Sri Lanka owes $7 billion this year to Chinese banks and other lenders, but suspended payment April 13 while it talks with the IMF. The government also owes $25 billion, or about half its total, to private sector bond investors.
A restructuring agreement with China or Japan would be a “positive signal” for a recovery, wrote Mittal.
In a written response to questions, the Chinese foreign ministry said Beijing is ready to “play a positive role in easing Sri Lanka’s debt burden” but gave no indication whether the amount owed might be reduced. “China is willing to support relevant financial institutions to negotiate with Sri Lanka,” the ministry said.

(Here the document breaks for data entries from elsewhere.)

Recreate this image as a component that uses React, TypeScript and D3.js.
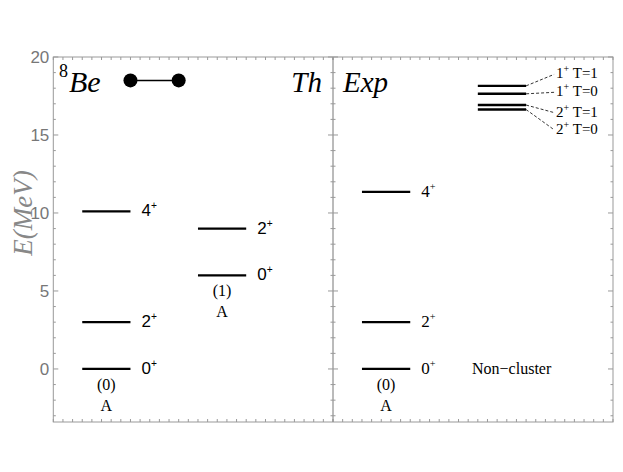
import React from "react";
import { scaleLinear, range } from "d3";

// energies in MeV
const thBand0 = [0, 3.0, 10.1];
const thBand0Spins = ["0", "2", "4"];
const thBand1 = [6.0, 9.0];
const thBand1Spins = ["0", "2"];
const expBand0 = [0, 3.0, 11.35];
const expBand0Spins = ["0", "2", "4"];
const expHigh = [18.15, 17.64, 16.92, 16.63];
const expHighSpins = ["1", "1", "2", "2"];
const expHighIso = ["T=1", "T=0", "T=1", "T=0"];
const expHighLabelE = [18.95, 17.8, 16.5, 15.4];
const yTicks = [0, 5, 10, 15, 20];

const W = 623;
const H = 472;
const top = 57;
const bottom = 422;
const left = 53.3;
const mid = 333;
const right = 613;

const y = scaleLinear().domain([-3.4, 20]).range([bottom, top]);
const xL = scaleLinear().domain([0, 2.9]).range([left, mid]);
const xR = scaleLinear().domain([0, 2.9]).range([mid, right]);

const sans = "'Liberation Sans', Arial, sans-serif";
const serif = "'Liberation Serif', 'Times New Roman', serif";

function Level({ x, x0, x1, e, spin, font, fs }: any) {
  return (
    <g>
      <line x1={x(x0)} x2={x(x1)} y1={y(e)} y2={y(e)} stroke="#000" strokeWidth={2.2} />
      <text x={x(x1) + 11} y={y(e) + 5} fontFamily={font} fontSize={fs} fill="#000">
        {spin}
        <tspan dy={-7} fontSize={fs * 0.6}>+</tspan>
      </text>
    </g>
  );
}

function BandLabel({ x, xc, e, n }: any) {
  return (
    <g fontFamily={serif} fontSize={16} textAnchor="middle" fill="#000">
      <text x={x(xc)} y={y(e) + 21}>({n})</text>
      <text x={x(xc)} y={y(e) + 42}>A</text>
    </g>
  );
}

export default function App() {
  const xTicks = range(0, 29.01, 1).map((d) => d / 10);
  const yMinor = range(-3, 21, 1);
  const axisCol = "#999";
  return (
    <svg width={W} height={H} style={{ display: "block", position: "absolute", left: 0, top: 0 }}>
      <rect width={W} height={H} fill="#fff" />
      {/* frames */}
      <rect x={left} y={top} width={right - left} height={bottom - top} fill="none" stroke={axisCol} strokeWidth={1} />
      <line x1={mid} x2={mid} y1={top} y2={bottom} stroke="#777" strokeWidth={1} />
      {/* x minor ticks */}
      {[xL, xR].map((x, i) =>
        xTicks.map((t) => (
          <g key={`${i}-${t}`} stroke={axisCol}>
            <line x1={x(t)} x2={x(t)} y1={bottom} y2={bottom - 3} />
            <line x1={x(t)} x2={x(t)} y1={top} y2={top + 3} />
          </g>
        ))
      )}
      {/* y ticks */}
      {yMinor.map((t) => {
        const len = t % 5 === 0 ? 5 : 2.5;
        return (
          <g key={t} stroke={axisCol}>
            <line x1={left} x2={left + len} y1={y(t)} y2={y(t)} />
            <line x1={right} x2={right - len} y1={y(t)} y2={y(t)} />
            <line x1={mid} x2={mid - len} y1={y(t)} y2={y(t)} />
            <line x1={mid} x2={mid + len} y1={y(t)} y2={y(t)} />
          </g>
        );
      })}
      {yTicks.map((t) => (
        <text key={t} x={left - 4} y={y(t) + 6} textAnchor="end" fontFamily={sans} fontSize={17} fill="#777">
          {t}
        </text>
      ))}
      <text
        transform={`translate(32,${y(10)}) rotate(-90)`}
        textAnchor="middle"
        fontFamily={serif}
        fontStyle="italic"
        fontSize={27}
        fill="#888"
      >
        E(MeV)
      </text>

      {/* panel titles */}
      <text x={59} y={92} fontFamily={serif} fill="#000">
        <tspan fontSize={18} dy={-15}>8</tspan>
        <tspan fontSize={30} fontStyle="italic" dy={15} dx={1}>Be</tspan>
      </text>
      <text x={mid - 11} y={92} textAnchor="end" fontFamily={serif} fontStyle="italic" fontSize={29} fill="#000">
        Th
      </text>
      <text x={mid + 10} y={92} fontFamily={serif} fontStyle="italic" fontSize={29} fill="#000">
        Exp
      </text>

      {/* dumbbell */}
      <line x1={xL(0.8)} x2={xL(1.3)} y1={y(18.5)} y2={y(18.5)} stroke="#000" strokeWidth={1.5} />
      <circle cx={xL(0.8)} cy={y(18.5)} r={7} fill="#000" />
      <circle cx={xL(1.3)} cy={y(18.5)} r={7} fill="#000" />

      {/* Th levels */}
      {thBand0.map((e, i) => (
        <Level key={`t0${i}`} x={xL} x0={0.3} x1={0.8} e={e} spin={thBand0Spins[i]} font={sans} fs={17} />
      ))}
      <BandLabel x={xL} xc={0.55} e={thBand0[0]} n={0} />
      {thBand1.map((e, i) => (
        <Level key={`t1${i}`} x={xL} x0={1.5} x1={2.0} e={e} spin={thBand1Spins[i]} font={sans} fs={17} />
      ))}
      <BandLabel x={xL} xc={1.75} e={thBand1[0]} n={1} />

      {/* Exp levels */}
      {expBand0.map((e, i) => (
        <Level key={`e0${i}`} x={xR} x0={0.3} x1={0.8} e={e} spin={expBand0Spins[i]} font={serif} fs={17} />
      ))}
      <BandLabel x={xR} xc={0.55} e={expBand0[0]} n={0} />
      <text x={xR(1.44)} y={y(0) + 5} fontFamily={serif} fontSize={16} fill="#000">
        Non−cluster
      </text>

      {expHigh.map((e, i) => (
        <g key={`h${i}`}>
          <line x1={xR(1.5)} x2={xR(2.0)} y1={y(e)} y2={y(e)} stroke="#000" strokeWidth={2.4} />
          <line
            x1={xR(2.0)}
            x2={xR(2.0) + 28}
            y1={y(e)}
            y2={y(expHighLabelE[i]) + 1}
            stroke="#000"
            strokeWidth={0.8}
            strokeDasharray="3,2"
          />
          <text x={xR(2.0) + 30} y={y(expHighLabelE[i]) + 5} fontFamily={serif} fontSize={15} fill="#000">
            {expHighSpins[i]}
            <tspan dy={-6} fontSize={10}>+</tspan>
            <tspan dy={6}> {expHighIso[i]}</tspan>
          </text>
        </g>
      ))}
    </svg>
  );
}
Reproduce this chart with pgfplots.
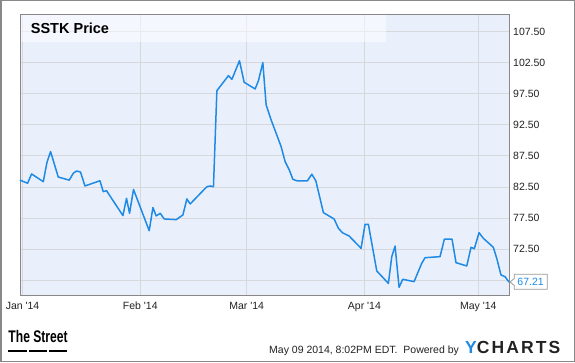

In April, then-opposition leader Ranil Wickremesinghe told broadcaster Republic TV that China offered a $1 billion loan instead of reducing Sri Lanka’s debt. That would allow the government to make payments, but the total owed would rise.
Wickremesinghe took over as prime minister on May 12 after Rajapaksa, who in an earlier role as president built the Hambantota port, resigned.
Chinese Ambassador Qi Zhenhong told reporters April 25 that negotiating with the IMF would interfere with Beijing’s loan offer. The IMF usually requires a borrower to work out a deal with all creditors to reduce debts.
China has avoided joining the London Club of government lenders, the forum for negotiating debt cuts, and has typically been more comfortable discussing debt relief in bilateral talks, rather than acting in concert with a group of creditors. However, in a first Beijing recently agreed to join an IMF-backed creditor committee to discuss restructuring Zambia’s debt.
Sri Lanka’s central bank governor warned that China and other creditors must accept the same terms. “It is not fair to treat one creditor differently to others,” said Nandalal Weerasinghe. “Then the others won’t come onboard.”
Even if Beijing balks, Sri Lanka can’t afford to alienate China, its biggest potential lender and investor, said Wijewardena. “Sri Lanka is not in a position to say no,” he said.